* BEGIN Supplied information *
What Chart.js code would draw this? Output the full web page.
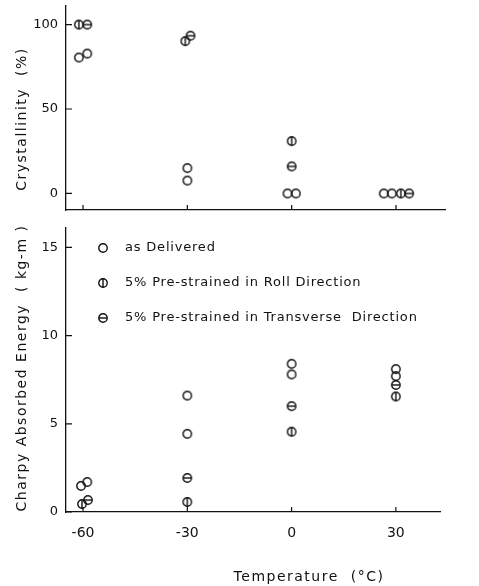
<!DOCTYPE html>
<html>
<head>
<meta charset="utf-8">
<script src="https://cdn.jsdelivr.net/npm/chart.js@4/dist/chart.umd.min.js"></script>
<style>
  html, body { margin: 0; padding: 0; background: #fff; }
  #wrap { position: relative; width: 479px; height: 586px; }
  canvas { position: absolute; left: 0; }
</style>
</head>
<body>
<div id="wrap">
  <canvas id="topChart" width="479" height="216" style="top:0"></canvas>
  <canvas id="botChart" width="479" height="366" style="top:220px"></canvas>
</div>
<script>
// eixo x comum (temperatura, °C)
const xTicks = [-60, -30, 0, 30];
const seriesNames = ['as Delivered', '5% Pre-strained in Roll Direction', '5% Pre-strained in Transverse  Direction'];

// painel de cima: cristalinidade (%)
const crystTicks = [0, 50, 100];
const crystDeliveredX = [-61.2, -58.8, -30, -30, -1.2, 1.2, 26.5, 28.8];
const crystDeliveredY = [80.5, 82.8, 15, 7.6, 0, 0, 0, 0];
const crystRollX = [-61.2, -30.6, 0, 31.4];
const crystRollY = [100, 90.2, 31, 0];
const crystTransX = [-58.8, -29.1, 0, 33.8];
const crystTransY = [100, 93.4, 16, 0];

// painel de baixo: energia Charpy (kg-m)
const charpyTicks = [0, 5, 10, 15];
const charpyDeliveredX = [-60.6, -58.8, -30, -30, 0, 0, 30, 30];
const charpyDeliveredY = [1.48, 1.7, 6.6, 4.43, 8.4, 7.8, 8.1, 7.7];
const charpyRollX = [-60.3, -30, 0, 30];
const charpyRollY = [0.45, 0.57, 4.55, 6.55];
const charpyTransX = [-58.6, -30, 0, 30];
const charpyTransY = [0.68, 1.93, 6.0, 7.2];

const ink = '#111';
const fam = '"DejaVu Sans", sans-serif';

// marcadores: círculo, círculo com traço vertical, círculo com traço horizontal
function marker(kind) {
  const c = document.createElement('canvas');
  c.width = 12; c.height = 12;
  const g = c.getContext('2d');
  g.strokeStyle = ink; g.lineWidth = 1.4;
  g.beginPath(); g.arc(6, 6, 4.2, 0, Math.PI * 2); g.stroke();
  g.beginPath();
  if (kind === 'roll') { g.moveTo(6, 1.2); g.lineTo(6, 10.8); }
  if (kind === 'trans') { g.moveTo(1.8, 6); g.lineTo(10.2, 6); }
  g.stroke();
  return c;
}
const markers = [marker('open'), marker('roll'), marker('trans')];

function pts(xs, ys) { return xs.map((x, i) => ({ x, y: ys[i] })); }
function ds(i, xs, ys) {
  return { label: seriesNames[i], data: pts(xs, ys), pointStyle: markers[i], pointRadius: 5, clip: false };
}

// ticks para dentro, títulos e legenda
const frame = {
  id: 'frame',
  afterDraw(chart, args, opts) {
    const { ctx, chartArea: a, scales: { x, y } } = chart;
    ctx.save();
    ctx.strokeStyle = ink; ctx.lineWidth = 1.2;
    ctx.beginPath();
    x.ticks.forEach(t => { const p = x.getPixelForValue(t.value); ctx.moveTo(p, a.bottom); ctx.lineTo(p, a.bottom - 5); });
    y.ticks.forEach(t => { const p = y.getPixelForValue(t.value); ctx.moveTo(a.left, p); ctx.lineTo(a.left + 6, p); });
    ctx.stroke();

    ctx.fillStyle = ink;
    ctx.font = '14px ' + fam;
    ctx.letterSpacing = opts.titleSpacing;
    ctx.textAlign = 'center'; ctx.textBaseline = 'middle';
    ctx.save();
    ctx.translate(opts.yTitleX, opts.yTitleY);
    ctx.rotate(-Math.PI / 2);
    ctx.fillText(opts.yTitle, 0, 0);
    ctx.restore();
    if (opts.xTitle) ctx.fillText(opts.xTitle, opts.xTitleX, opts.xTitleY);

    if (opts.legend) {
      ctx.font = '13px ' + fam;
      ctx.letterSpacing = '0.8px';
      ctx.textAlign = 'left';
      chart.data.datasets.forEach((d, i) => {
        const ly = a.top + 20 + i * 35;
        const m = markers[i];
        ctx.drawImage(m, a.left + 37 - m.width / 2, ly - m.height / 2);
        ctx.fillText(d.label, a.left + 59, ly);
      });
    }
    ctx.restore();
  }
};

// sem o espaço extra que o Chart.js reserva para os rótulos
function noPad(s) { s.paddingTop = 0; s.paddingBottom = 0; s.paddingLeft = 0; s.paddingRight = 0; }

function xScale(max, showLabels) {
  return {
    type: 'linear', min: -64.9, max,
    afterBuildTicks: s => { s.ticks = xTicks.map(v => ({ value: v })); },
    grid: { display: false, drawTicks: false },
    border: { display: true, color: ink, width: 1.3 },
    ticks: { display: showLabels, color: ink, font: { family: fam, size: 14 }, padding: 13, maxRotation: 0, autoSkip: false },
    afterFit: s => { s.height = showLabels ? 74 : 0; noPad(s); }
  };
}
function yScale(min, max, ticks) {
  return {
    type: 'linear', min, max,
    afterBuildTicks: s => { s.ticks = ticks.map(v => ({ value: v })); },
    grid: { display: false, drawTicks: false },
    border: { display: true, color: ink, width: 1.3 },
    ticks: { color: ink, font: { family: fam, size: 13 }, padding: 8 },
    afterFit: s => { s.width = 66; noPad(s); }
  };
}

const common = {
  responsive: false, animation: false, devicePixelRatio: 1,
  elements: { point: { borderColor: ink, backgroundColor: 'rgba(0,0,0,0)' } }
};

new Chart(document.getElementById('topChart'), {
  type: 'scatter',
  data: { datasets: [ds(0, crystDeliveredX, crystDeliveredY), ds(1, crystRollX, crystRollY), ds(2, crystTransX, crystTransY)] },
  options: {
    ...common,
    layout: { padding: { top: 3, right: 34, bottom: 3, left: 0 } },
    scales: { x: xScale(44.1, false), y: yScale(-9.8, 111, crystTicks) },
    plugins: {
      legend: { display: false }, tooltip: { enabled: false },
      frame: { yTitle: 'Crystallinity  (%)', yTitleX: 22, yTitleY: 119, titleSpacing: '1.5px', legend: false }
    }
  },
  plugins: [frame]
});

new Chart(document.getElementById('botChart'), {
  type: 'scatter',
  data: { datasets: [ds(0, charpyDeliveredX, charpyDeliveredY), ds(1, charpyRollX, charpyRollY), ds(2, charpyTransX, charpyTransY)] },
  options: {
    ...common,
    layout: { padding: { top: 8, right: 39, bottom: 0, left: 0 } },
    scales: { x: xScale(42.7, true), y: yScale(0, 16.1, charpyTicks) },
    plugins: {
      legend: { display: false }, tooltip: { enabled: false },
      frame: {
        yTitle: 'Charpy Absorbed Energy  ( kg-m )', yTitleX: 22, yTitleY: 148, titleSpacing: '1.5px',
        xTitle: 'Temperature  (°C)', xTitleX: 309, xTitleY: 357, legend: true
      }
    }
  },
  plugins: [frame]
});
</script>
</body>
</html>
* END Supplied information *
- _Task to carry out_
Give back exactly the lines from the first line of the data through the line with "const seriesNames = ['as", pictures excluded.

- _Full answer_
What Chart.js code would draw this? Output the full web page.
<!DOCTYPE html>
<html>
<head>
<meta charset="utf-8">
<script src="https://cdn.jsdelivr.net/npm/chart.js@4/dist/chart.umd.min.js"></script>
<style>
  html, body { margin: 0; padding: 0; background: #fff; }
  #wrap { position: relative; width: 479px; height: 586px; }
  canvas { position: absolute; left: 0; }
</style>
</head>
<body>
<div id="wrap">
  <canvas id="topChart" width="479" height="216" style="top:0"></canvas>
  <canvas id="botChart" width="479" height="366" style="top:220px"></canvas>
</div>
<script>
// eixo x comum (temperatura, °C)
const xTicks = [-60, -30, 0, 30];
const seriesNames = ['as Delivered', '5% Pre-strained in Roll Direction', '5% Pre-strained in Transverse  Direction'];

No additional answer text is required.